In Libia il comparto delle forze armate e di sicurezza è diviso, frammentato in varie unità che si rifanno ai sistemi di potere di Tripolitania e Cirenaica: l’unificazione di questa istituzione è un altro passaggio importante. “Bisognerebbe che al ‘Comitato 5+5’ venga data un periodo specifico entro cui unificare queste istituzioni”, dice Nasiyah. Il comitato è quello che ha raggiunto il cessate il fuoco nell’ottobre 2020: è composto da 5 comandanti delle forze della Tripolitania e altrettanti dalla Cirenaica; la sua esistenza è stata istituzionalizzata dall’Onu.

Per il deputato libico, altra questione ancora aperta riguarda “l’assenza di decisione sul percorso costituzionale, oltre che l’assenza di garanzia sui risultati elettorali” – un elemento che riguarda anche la sicurezza: chi può garantire l’esecuzione regolare del voto, come evitare alterazioni, quali forze impegnare? La stabilizzazione della sicurezza passa anche (o sopratutto) per il voto, che per Nasiyah dovrà “rispettare puntualmente la data”. L’Onu, incaricando il primo ministro Abdelhamid Dabaiba di guidare il governo ad interim, ha contestualmente fissato la data delle elezioni presidenziali e parlamentari per il 24 dicembre.

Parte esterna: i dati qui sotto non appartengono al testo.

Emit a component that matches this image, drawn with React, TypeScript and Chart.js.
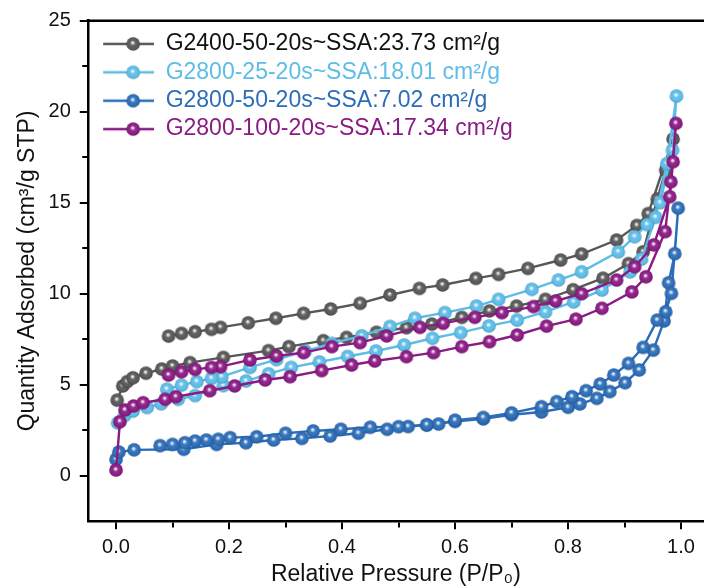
import React, { useEffect, useRef } from 'react';
import { Chart, registerables } from 'chart.js';

Chart.register(...registerables);

const FONT = '"Liberation Sans", Arial, Helvetica, sans-serif';

// ---- Data ----
const seriesLabels = [
  'G2400-50-20s~SSA:23.73 cm²/g',
  'G2800-25-20s~SSA:18.01 cm²/g',
  'G2800-50-20s~SSA:7.02 cm²/g',
  'G2800-100-20s~SSA:17.34 cm²/g',
];

const xTickValues = [0, 0.1, 0.2, 0.3, 0.4, 0.5, 0.6, 0.7, 0.8, 0.9, 1.0];
const yTickValues = [0, 2.5, 5, 7.5, 10, 12.5, 15, 17.5, 20, 22.5, 25];

// G2400-50-20s
const g2400AdsP = [0.002, 0.012, 0.02, 0.03, 0.053, 0.081, 0.1, 0.131, 0.19, 0.27, 0.306, 0.367, 0.408, 0.461, 0.514, 0.559, 0.612, 0.661, 0.709, 0.76, 0.809, 0.862, 0.907, 0.933, 0.958, 0.973, 0.986];
const g2400AdsQ = [4.15, 4.93, 5.17, 5.38, 5.63, 5.86, 6.03, 6.21, 6.5, 6.87, 7.09, 7.42, 7.6, 7.88, 8.13, 8.33, 8.7, 9.05, 9.32, 9.69, 10.22, 10.85, 11.65, 12.3, 15.2, 16.8, 18.5];
const g2400DesP = [0.942, 0.922, 0.886, 0.824, 0.787, 0.729, 0.677, 0.637, 0.578, 0.537, 0.485, 0.432, 0.38, 0.332, 0.283, 0.234, 0.185, 0.169, 0.14, 0.116, 0.093];
const g2400DesQ = [14.4, 13.75, 12.95, 12.18, 11.85, 11.39, 11.06, 10.84, 10.48, 10.29, 9.93, 9.47, 9.16, 8.92, 8.65, 8.4, 8.15, 8.04, 7.91, 7.82, 7.67];

// G2800-25-20s
const g2825AdsP = [0.003, 0.015, 0.03, 0.055, 0.08, 0.11, 0.14, 0.19, 0.23, 0.27, 0.31, 0.36, 0.41, 0.46, 0.51, 0.56, 0.61, 0.66, 0.71, 0.76, 0.81, 0.86, 0.91, 0.93, 0.955, 0.975, 0.992];
const g2825AdsQ = [2.9, 3.3, 3.55, 3.75, 3.95, 4.2, 4.4, 4.95, 5.2, 5.6, 5.95, 6.25, 6.55, 6.85, 7.18, 7.55, 7.86, 8.23, 8.55, 9.0, 9.55, 10.2, 11.2, 11.9, 14.2, 17.15, 20.86];
const g2825DesP = [0.985, 0.963, 0.94, 0.918, 0.889, 0.824, 0.783, 0.736, 0.677, 0.638, 0.582, 0.529, 0.485, 0.435, 0.382, 0.335, 0.284, 0.237, 0.187, 0.169, 0.143, 0.116, 0.09];
const g2825DesQ = [17.9, 15.0, 13.8, 13.13, 12.3, 11.2, 10.75, 10.24, 9.69, 9.32, 8.96, 8.65, 8.2, 7.68, 7.27, 6.85, 6.38, 5.95, 5.44, 5.35, 5.17, 4.98, 4.75];

// G2800-50-20s
const g2850AdsP = [0, 0.005, 0.032, 0.12, 0.178, 0.23, 0.279, 0.329, 0.379, 0.429, 0.48, 0.517, 0.55, 0.6, 0.65, 0.7, 0.753, 0.8, 0.821, 0.851, 0.874, 0.901, 0.926, 0.951, 0.97, 0.978, 0.989, 0.995];
const g2850AdsQ = [0.9, 1.3, 1.42, 1.45, 1.72, 1.81, 1.96, 2.05, 2.18, 2.33, 2.55, 2.7, 2.78, 2.98, 3.12, 3.35, 3.5, 3.76, 3.94, 4.25, 4.62, 5.11, 5.81, 6.9, 8.5, 10.6, 12.2, 14.7];
const g2850DesP = [0.983, 0.973, 0.958, 0.933, 0.907, 0.881, 0.857, 0.832, 0.807, 0.78, 0.753, 0.7, 0.65, 0.6, 0.571, 0.55, 0.5, 0.45, 0.398, 0.349, 0.3, 0.249, 0.202, 0.181, 0.16, 0.14, 0.122, 0.1, 0.078];
const g2850DesQ = [10.02, 9.01, 8.55, 7.05, 6.17, 5.53, 5.04, 4.67, 4.34, 4.07, 3.79, 3.45, 3.2, 3.05, 2.84, 2.8, 2.69, 2.66, 2.55, 2.46, 2.33, 2.14, 2.09, 2.0, 1.96, 1.9, 1.81, 1.72, 1.65];

// G2800-100-20s
const g28100AdsP = [0, 0.007, 0.016, 0.031, 0.048, 0.087, 0.106, 0.166, 0.21, 0.264, 0.308, 0.364, 0.417, 0.458, 0.514, 0.562, 0.612, 0.661, 0.71, 0.762, 0.814, 0.86, 0.913, 0.938, 0.972, 0.982, 0.991];
const g28100AdsQ = [0.31, 2.97, 3.61, 3.83, 4.01, 4.2, 4.34, 4.67, 4.93, 5.26, 5.44, 5.77, 6.08, 6.3, 6.54, 6.76, 7.09, 7.36, 7.73, 8.22, 8.6, 9.2, 10.1, 10.93, 13.41, 16.15, 19.36];
const g28100DesP = [0.986, 0.98, 0.952, 0.918, 0.886, 0.824, 0.778, 0.739, 0.683, 0.635, 0.579, 0.538, 0.479, 0.432, 0.382, 0.332, 0.284, 0.237, 0.185, 0.169, 0.14, 0.116, 0.093];
const g28100DesQ = [17.25, 15.33, 12.68, 11.48, 10.75, 10.0, 9.6, 9.29, 8.96, 8.7, 8.37, 8.15, 7.68, 7.31, 7.09, 6.76, 6.58, 6.36, 5.99, 5.95, 5.84, 5.71, 5.53];

const lineColors = ['#585858', '#5dbde8', '#2c6db8', '#8b1b84'];
const textColors = ['#111111', '#5dbde8', '#2c6db8', '#8b1b84'];

const seriesP = [
  [...g2400AdsP, ...g2400DesP],
  [...g2825AdsP, ...g2825DesP],
  [...g2850AdsP, ...g2850DesP],
  [...g28100AdsP, ...g28100DesP],
];
const seriesQ = [
  [...g2400AdsQ, ...g2400DesQ],
  [...g2825AdsQ, ...g2825DesQ],
  [...g2850AdsQ, ...g2850DesQ],
  [...g28100AdsQ, ...g28100DesQ],
];

const CANVAS_W = 704;
const CANVAS_H = 588;

function shade(hex: string, f: number): string {
  const n = parseInt(hex.slice(1), 16);
  let r = (n >> 16) & 255, g = (n >> 8) & 255, b = n & 255;
  if (f < 0) { r *= 1 + f; g *= 1 + f; b *= 1 + f; }
  else { r += (255 - r) * f; g += (255 - g) * f; b += (255 - b) * f; }
  return `rgb(${Math.round(r)},${Math.round(g)},${Math.round(b)})`;
}

function drawSphere(ctx: CanvasRenderingContext2D, cx: number, cy: number, r: number, color: string) {
  const g = ctx.createRadialGradient(cx - 0.6, cy - 1.4, 0, cx, cy, r);
  g.addColorStop(0, '#ffffff');
  g.addColorStop(0.14, shade(color, 0.75));
  g.addColorStop(0.38, shade(color, 0.08));
  g.addColorStop(0.8, color);
  g.addColorStop(1, shade(color, -0.22));
  ctx.fillStyle = g;
  ctx.beginPath();
  ctx.arc(cx, cy, r, 0, Math.PI * 2);
  ctx.fill();
}

function makeSphere(color: string, r = 6.8): HTMLCanvasElement {
  const size = Math.ceil(r * 2 + 2);
  const c = document.createElement('canvas');
  c.width = size; c.height = size;
  const ctx = c.getContext('2d')!;
  drawSphere(ctx, size / 2, size / 2, r, color);
  return c;
}

function makeLegendIcon(color: string): HTMLCanvasElement {
  const c = document.createElement('canvas');
  c.width = 61; c.height = 16;
  const ctx = c.getContext('2d')!;
  ctx.strokeStyle = color;
  ctx.lineWidth = 2.5;
  ctx.beginPath();
  ctx.moveTo(10, 8);
  ctx.lineTo(61, 8);
  ctx.stroke();
  drawSphere(ctx, 40, 8, 6.8, color);
  return c;
}

const frame = {
  id: 'topFrame',
  afterDraw(chart: any) {
    const { ctx, chartArea } = chart;
    ctx.save();
    ctx.strokeStyle = '#000';
    ctx.lineWidth = 2.5;
    ctx.beginPath();
    ctx.moveTo(chartArea.left - 1.25, chartArea.top);
    ctx.lineTo(chartArea.right + 2, chartArea.top);
    ctx.stroke();
    ctx.restore();
  },
};

export default function App() {
  const ref = useRef<HTMLCanvasElement>(null);

  useEffect(() => {
    if (!ref.current) return;
    const spheres = lineColors.map((c) => makeSphere(c));
    const icons = lineColors.map((c) => makeLegendIcon(c));

    const datasets = seriesLabels.map((label, i) => ({
      label,
      data: seriesP[i].map((p, k) => ({ x: p, y: seriesQ[i][k] })),
      showLine: true,
      borderColor: lineColors[i],
      backgroundColor: lineColors[i],
      borderWidth: 2.4,
      pointStyle: spheres[i],
      pointRadius: 6.8,
      order: 3 - i,
    }));

    const chart = new Chart(ref.current, {
      type: 'scatter',
      data: { datasets },
      plugins: [frame],
      options: {
        animation: false,
        responsive: false,
        devicePixelRatio: 1,
        layout: { autoPadding: false, padding: { top: 20.7, right: 0, left: 0, bottom: 0 } },
        plugins: {
          tooltip: { enabled: false },
          legend: {
            position: 'chartArea',
            align: 'start',
            title: { display: true, text: '', font: { size: 1, lineHeight: 1 }, padding: { top: 26, bottom: 0 } },
            labels: {
              usePointStyle: true,
              pointStyleWidth: 61,
              padding: 5.4,
              font: { size: 23, family: FONT },
              generateLabels: () =>
                seriesLabels.map((text, i) => ({
                  text,
                  fillStyle: lineColors[i],
                  strokeStyle: lineColors[i],
                  fontColor: textColors[i],
                  pointStyle: icons[i],
                  lineWidth: 0,
                  hidden: false,
                  datasetIndex: i,
                })),
            },
          },
        },
        scales: {
          x: {
            type: 'linear',
            min: -0.05,
            max: 1.0407,
            afterBuildTicks: (scale: any) => {
              scale.ticks = xTickValues.map((value) => ({ value }));
            },
            afterFit: (scale: any) => {
              scale.height = 66.8;
              scale.paddingLeft = 0;
              scale.paddingRight = 0;
            },
            ticks: {
              autoSkip: false,
              maxRotation: 0,
              padding: 6,
              color: '#111',
              font: { size: 20, family: FONT },
              callback: (v: any) => (Math.round(Number(v) * 10) % 2 === 0 ? Number(v).toFixed(1) : ''),
            },
            grid: {
              drawOnChartArea: false,
              drawTicks: true,
              tickLength: 8,
              color: '#000',
              lineWidth: 2,
              tickBorderDash: (ctx: any) => {
                const v = ctx.tick ? ctx.tick.value : 0;
                return Math.round(v * 10) % 2 === 0 ? [] : [5, 100];
              },
            },
            border: { display: true, color: '#000', width: 2.5 },
            title: {
              display: true,
              text: 'Relative Pressure (P/P₀)',
              color: '#111',
              font: { size: 23, family: FONT },
              padding: { top: 0, bottom: 0 },
            },
          },
          y: {
            type: 'linear',
            min: -2.5,
            max: 25,
            afterBuildTicks: (scale: any) => {
              scale.ticks = yTickValues.map((value) => ({ value }));
            },
            afterFit: (scale: any) => {
              scale.width = 87.75;
              scale.paddingTop = 0;
              scale.paddingBottom = 0;
            },
            ticks: {
              autoSkip: false,
              padding: 9,
              color: '#111',
              font: { size: 20, family: FONT },
              callback: (v: any) => (Number(v) % 5 === 0 ? String(v) : ''),
            },
            grid: {
              drawOnChartArea: false,
              drawTicks: true,
              tickLength: 8,
              color: '#000',
              lineWidth: 2,
              tickBorderDash: (ctx: any) => {
                const v = ctx.tick ? ctx.tick.value : 0;
                return v % 5 === 0 ? [] : [0, 2.5, 5, 100];
              },
            },
            border: { display: true, color: '#000', width: 2.5 },
            title: {
              display: true,
              text: 'Quantity Adsorbed (cm³/g STP)',
              color: '#111',
              font: { size: 23, family: FONT },
              padding: { top: 14, bottom: 0 },
            },
          },
        },
      } as any,
    });
    return () => chart.destroy();
  }, []);

  return (
    <div style={{ position: 'fixed', left: 0, top: 0, width: CANVAS_W, height: CANVAS_H, overflow: 'hidden', background: '#fff' }}>
      <canvas ref={ref} width={CANVAS_W} height={CANVAS_H} style={{ display: 'block', width: CANVAS_W, height: CANVAS_H }} />
    </div>
  );
}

Nelle ultime settimane sono cresciute le pressioni per far rispettare i tempi prefissati. Per ora siamo soprattutto sul livello retorico, ma l’Unione europea si è mossa in anticipo, e ha già deciso di imporre misure sanzionatorie contro chi ostruirà le elezioni. “Dobbiamo stare alla larga dai ripugnanti egoismi personali – dice il deputato Nasiyah – perché oggi è diventato più chiaro ai libici che nessuno vuole restaurare lo stato se non i libici stessi, quindi occorre dare priorità a un interesse superiore, concedersi alla patria e non ai personalismi”.

“È chiaro che non c’è un accordo e che ogni paese partecipante ha messo in fila i suoi punti di interesse mentre continua il ricatto di alcuni Paesi al nostro governo”, commenta con Formiche.net Ziyad Dugheim deputato della cirenaica vicino a Khalifa Haftar.

“Un ricatto in cambio del sostegno al progetto di stabilità della Libia presentato con la prosecuzione del piano pensato da tre Stati membri del Consiglio di Sicurezza delle Nazioni Unite di insediare una persona specifica, insistendo sulle elezioni presidenziali in tempo rapido e senza la disponibilità di tutte le parti. Indisponibilità che si lega all’assenza di un ambiente di sicurezza adeguato”, aggiunge Dugheim che fa parte di un gruppo politico che ha sempre criticato l’istallazione a Tripoli di un governo operante anche per conto dell’Onu. Haftar aveva guidato le forze della Cirenaica contro il precedente esecutivo onusiano Gna presieduto da Fayez al Serraj.